Serving Clovis, Portales and the Surrounding Communities
8th-grader had no weapon, sheriff says
MELROSE – The school in Melrose was locked down for about 90 minutes Wednesday morning after a student threatened gun violence, officials said.
“(A) young man told his friend that he was going to shoot up the school,” District Attorney Brian Stover said.
Stover said the student who allegedly made the threat was located immediately and the threat was eliminated. “He did not have a weapon,” Stover said.
Curry County Sheriff Wesley Waller said the male student, an eighth-grader, told a classmate “that he had a loaded firearm in his backpack and he was going to shoot up the place.”
Students told a school principal they’d overheard the threat. The principal then notified a sheriff’s deputy who was making a routine security walk through the school as occurs most days, Waller said.
Waller said multiple deputies then responded to the school. They found the student still in Melrose but off campus where he’d gone with a parent.
“No weapon,” Waller said. “And the family accounted for the weapons that they own … they were all still securely locked up.”
The incident began just after 9 a.m. Wednesday, Waller said.
Officials last week were considering criminal charges, but it wasn’t clear Friday if any charges had been filed against the boy.

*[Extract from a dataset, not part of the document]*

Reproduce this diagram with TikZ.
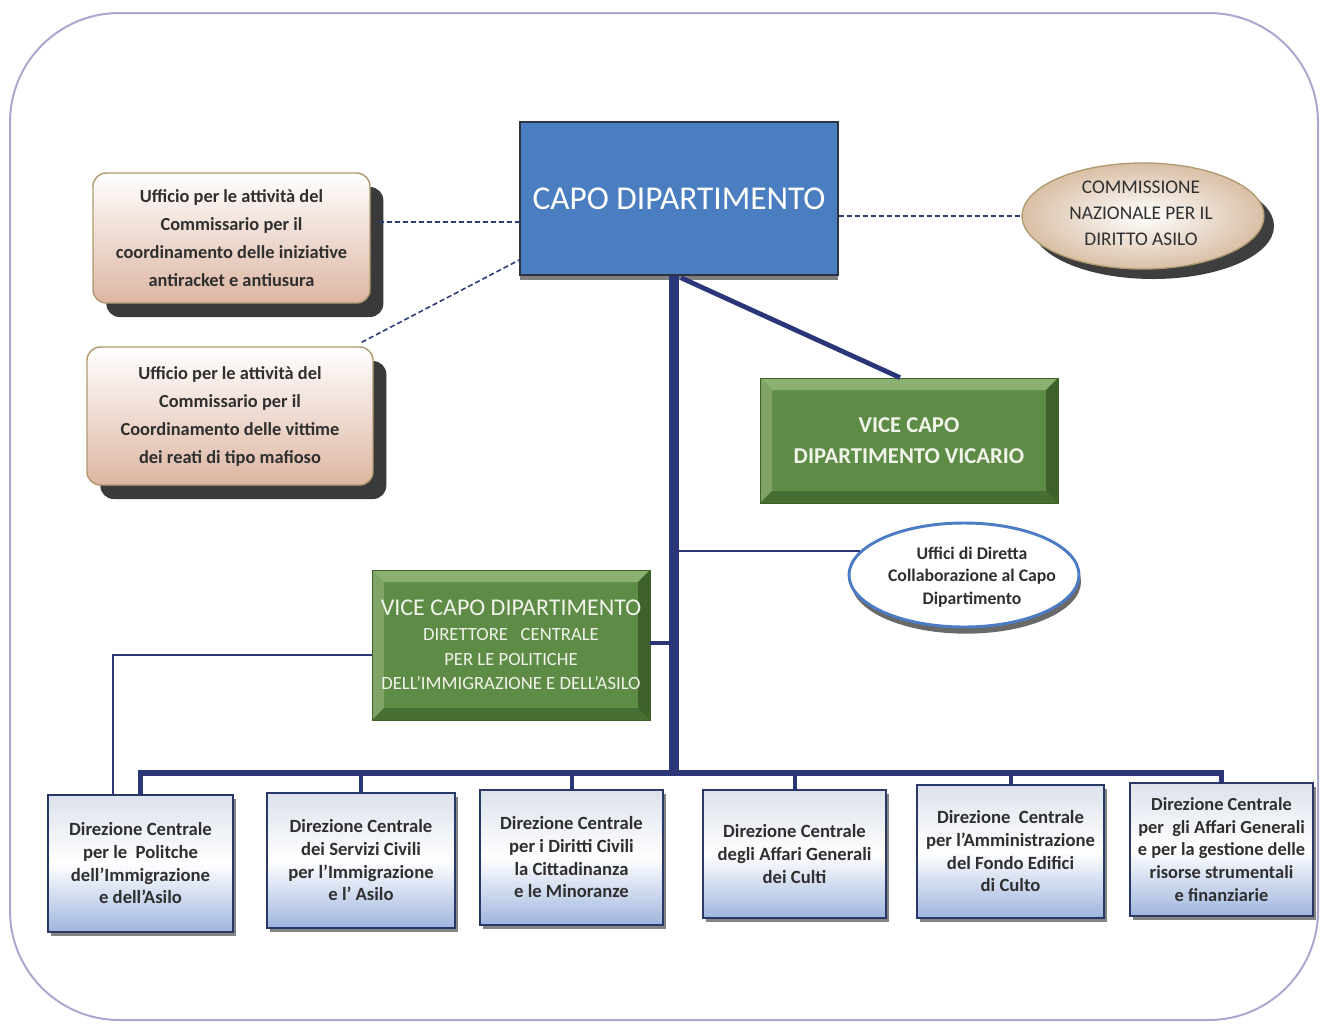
\documentclass[tikz,border=0pt]{standalone}
\usepackage{fontspec}
\setmainfont{Carlito}
\usetikzlibrary{shapes.geometric,shadows,calc}
\definecolor{framec}{HTML}{A9A9CF}
\definecolor{capoblue}{HTML}{4B7EC1}
\definecolor{capob}{HTML}{2D3640}
\definecolor{navy}{HTML}{2A3678}
\definecolor{dashc}{HTML}{2E3C7A}
\definecolor{tanb}{HTML}{B09A70}
\definecolor{peach}{HTML}{DDB6A2}
\definecolor{peachb}{HTML}{D9BFA6}
\definecolor{shad}{HTML}{2A2A2A}
\definecolor{txtc}{HTML}{2F2F2F}
\definecolor{greenc}{HTML}{5E8C46}
\definecolor{glight}{HTML}{8BB072}
\definecolor{gleft}{HTML}{7FA466}
\definecolor{gdark}{HTML}{476F33}
\definecolor{gright}{HTML}{3E6229}
\definecolor{gtext}{HTML}{F0F4EA}
\definecolor{uffb}{HTML}{4C7CC4}
\definecolor{boxb}{HTML}{2A3868}
\definecolor{boxblue}{HTML}{9FB5DE}
\definecolor{boxtop}{HTML}{DCE2EC}
\begin{document}
\begin{tikzpicture}[x=0.75pt,y=-0.75pt,
  sz/.style 2 args={minimum width=#1, minimum height=#2},
  ubox/.style={draw=tanb, line width=1.1pt, rounded corners=10pt, top color=white, bottom color=peach,
    inner sep=0pt, drop shadow={shadow xshift=10pt, shadow yshift=-10.5pt, fill=shad, opacity=0.92},
    text=txtc, align=center, font=\fontsize{13.8}{21}\selectfont\bfseries},
  capobox/.style={fill=capoblue, draw=capob, line width=1.2pt, inner sep=0pt,
    drop shadow={shadow xshift=0pt, shadow yshift=-3.5pt, fill=black!55, opacity=0.9},
    text=white, font=\fontsize{25}{29}\selectfont},
  gbox/.style={fill=greenc, draw=gright, line width=0.6pt, inner sep=0pt, text=gtext, align=center,
    path picture={
      \coordinate (pnw) at (path picture bounding box.north west);
      \coordinate (pne) at (path picture bounding box.north east);
      \coordinate (psw) at (path picture bounding box.south west);
      \coordinate (pse) at (path picture bounding box.south east);
      \fill[glight] (pnw) -- (pne) -- ([shift={(-9pt,-9pt)}]pne) -- ([shift={(9pt,-9pt)}]pnw) -- cycle;
      \fill[gleft] (pnw) -- (psw) -- ([shift={(9pt,9pt)}]psw) -- ([shift={(9pt,-9pt)}]pnw) -- cycle;
      \fill[gdark] (psw) -- (pse) -- ([shift={(-9pt,9pt)}]pse) -- ([shift={(9pt,9pt)}]psw) -- cycle;
      \fill[gright] (pne) -- (pse) -- ([shift={(-9pt,9pt)}]pse) -- ([shift={(-9pt,-9pt)}]pne) -- cycle;
    }},
  dbox/.style={draw=boxb, line width=2pt, top color=boxtop, bottom color=boxblue, middle color=white,
    inner sep=0pt, drop shadow={shadow xshift=2pt, shadow yshift=-3pt, fill=black!60, opacity=0.8},
    text=txtc, align=center, font=\fontsize{14}{17}\selectfont\bfseries},
  commell/.style={ellipse, draw=tanb, line width=1pt, inner color=white, outer color=peachb,
    minimum width=181.5pt, minimum height=79.5pt, inner sep=0pt,
    drop shadow={shadow xshift=7.5pt, shadow yshift=-7.5pt, fill=shad, opacity=0.9}},
  uffell/.style={ellipse, draw=uffb, line width=2.2pt, fill=white,
    minimum width=172.5pt, minimum height=78pt, inner sep=0pt,
    drop shadow={shadow xshift=1.5pt, shadow yshift=-5pt, fill=black!65, opacity=0.9}},
  elltext/.style={text=txtc, align=center},
  dashline/.style={draw=dashc, line width=1.2pt, dash pattern=on 3.8pt off 2.2pt},
  spine/.style={draw=navy, line width=7pt},
  thick conn/.style={draw=navy, line width=3.6pt},
  thin conn/.style={draw=navy, line width=1.2pt},
  bus/.style={draw=navy, line width=4.2pt, line join=miter},
  dropline/.style={draw=navy, line width=3pt}
]
\useasboundingbox (0,0) rectangle (1326,1032);
\fill[white] (0,0) rectangle (1326,1032);
\draw[framec, line width=1.5pt, rounded corners=82pt] (10,13) rectangle (1318,1020);

% top nodes
\node[capobox, sz={238.5pt}{114.75pt}] (capo) at (679,198.5) {CAPO DIPARTIMENTO};
\node[ubox, sz={207.75pt}{97.5pt}] (u1) at (231.5,238)
  {Ufficio per le attività del\\Commissario per il\\coordinamento delle iniziative\\antiracket e antiusura};
\node[ubox, sz={214.5pt}{103.5pt}] (u2) at (230,416)
  {Ufficio per le attività del\\Commissario per il\\Coordinamento delle vittime\\dei reati di tipo mafioso};
\node[commell] (comm) at (1143,216) {};
\node[elltext, font=\fontsize{14.5}{19.5}\selectfont] (commt) at ($(comm.center)+(-2,-3)$)
  {COMMISSIONE\\NAZIONALE PER IL\\DIRITTO ASILO};

% vice capo vicario
\node[gbox, sz={223.5pt}{93.75pt}, font=\fontsize{17}{23.5}\selectfont\bfseries] (vic) at (909,440.5)
  {VICE CAPO\\DIPARTIMENTO VICARIO};

% uffici
\node[uffell] (uff) at (964,575) {};
\node[elltext, font=\fontsize{13.3}{17}\selectfont\bfseries] (ufft) at ($(uff.center)+(8,2)$)
  {Uffici di Diretta\\Collaborazione al Capo\\Dipartimento};

% vice capo dipartimento
\node[gbox, sz={208.5pt}{112.5pt}, font=\fontsize{14}{18.5}\selectfont] (vcd) at (511,645)
  {{\fontsize{18}{20}\selectfont VICE CAPO DIPARTIMENTO}\\DIRETTORE~~ CENTRALE\\PER LE POLITICHE\\DELL'IMMIGRAZIONE E DELL'ASILO};

% bottom boxes
\node[dbox, sz={138.75pt}{102.75pt}] (b1) at (140.5,863.5)
  {Direzione Centrale\\per le~ Politche\\dell'Immigrazione\\e dell'Asilo};
\node[dbox, sz={141pt}{101.25pt}] (b2) at (361,860.5)
  {Direzione Centrale\\dei Servizi Civili\\per l'Immigrazione\\e l' Asilo};
\node[dbox, sz={137.25pt}{101.25pt}] (b3) at (571.5,857.5)
  {Direzione Centrale\\per i Diritti Civili\\la Cittadinanza\\e le Minoranze};
\node[dbox, sz={137.25pt}{96pt}] (b4) at (794.5,854)
  {Direzione Centrale\\degli Affari Generali\\dei Culti};
\node[dbox, sz={140.25pt}{99.75pt}] (b5) at (1010.5,851.5)
  {Direzione~ Centrale\\per l'Amministrazione\\del Fondo Edifici\\di Culto};
\node[dbox, sz={137.25pt}{99.75pt}, font=\fontsize{13.8}{17}\selectfont\bfseries] (b6) at (1221.5,849.5)
  {Direzione Centrale\\per~ gli Affari Generali\\e per la gestione delle\\risorse strumentali\\e finanziarie};

% helper coordinates
\coordinate (bj) at (674,773);
\coordinate (d1) at (0,222);
\coordinate (d2) at (0,260);
\coordinate (d3) at (0,643);
\coordinate (lk) at (113,655);

% dashed connectors
\draw[dashline] ($(u1.east |- d1)+(8,0)$) -- (capo.west |- d1);
\draw[dashline] ($(u2.north east)+(-12,-4)$) -- (capo.west |- d2);
\draw[dashline] (capo.east |- comm.west) -- (comm.west);

% spine and branches
\draw[spine] (capo.south -| bj) -- (bj);
\draw[thick conn] ($(capo.south)+(2,2)$) -- ($(vic.north)+(-9,0)$);
\draw[thin conn] (uff.167 -| bj) -- (uff.167);
\draw[thick conn] (vcd.east |- d3) -- (d3 -| bj);
\draw[thin conn] (vcd.west |- lk) -- (lk) -- (b1.north -| lk);

% bus
\draw[bus] (b1.north) -- (b1.north |- bj) -- (b6.north |- bj) -- (b6.north);
\foreach \b in {b2,b3,b4,b5}
  \draw[dropline] (\b.north |- bj) -- (\b.north);
\end{tikzpicture}
\end{document}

Melrose schools Superintendent Brian Stacy said the school was locked down as soon as the threat was known, meaning teachers and students sheltered in place and no one was allowed in or out of the school except for law enforcement.
Stacy said classes resumed as usual after the student was located and concerns were eliminated.
It was not immediately clear whether the incident was inspired by Tuesday’s elementary school shooting in Uvalde, Texas, in which 21 people were killed, mostly students.
Melrose schools are all housed in one complex. The district has about 300 students from pre-K through 12th grade.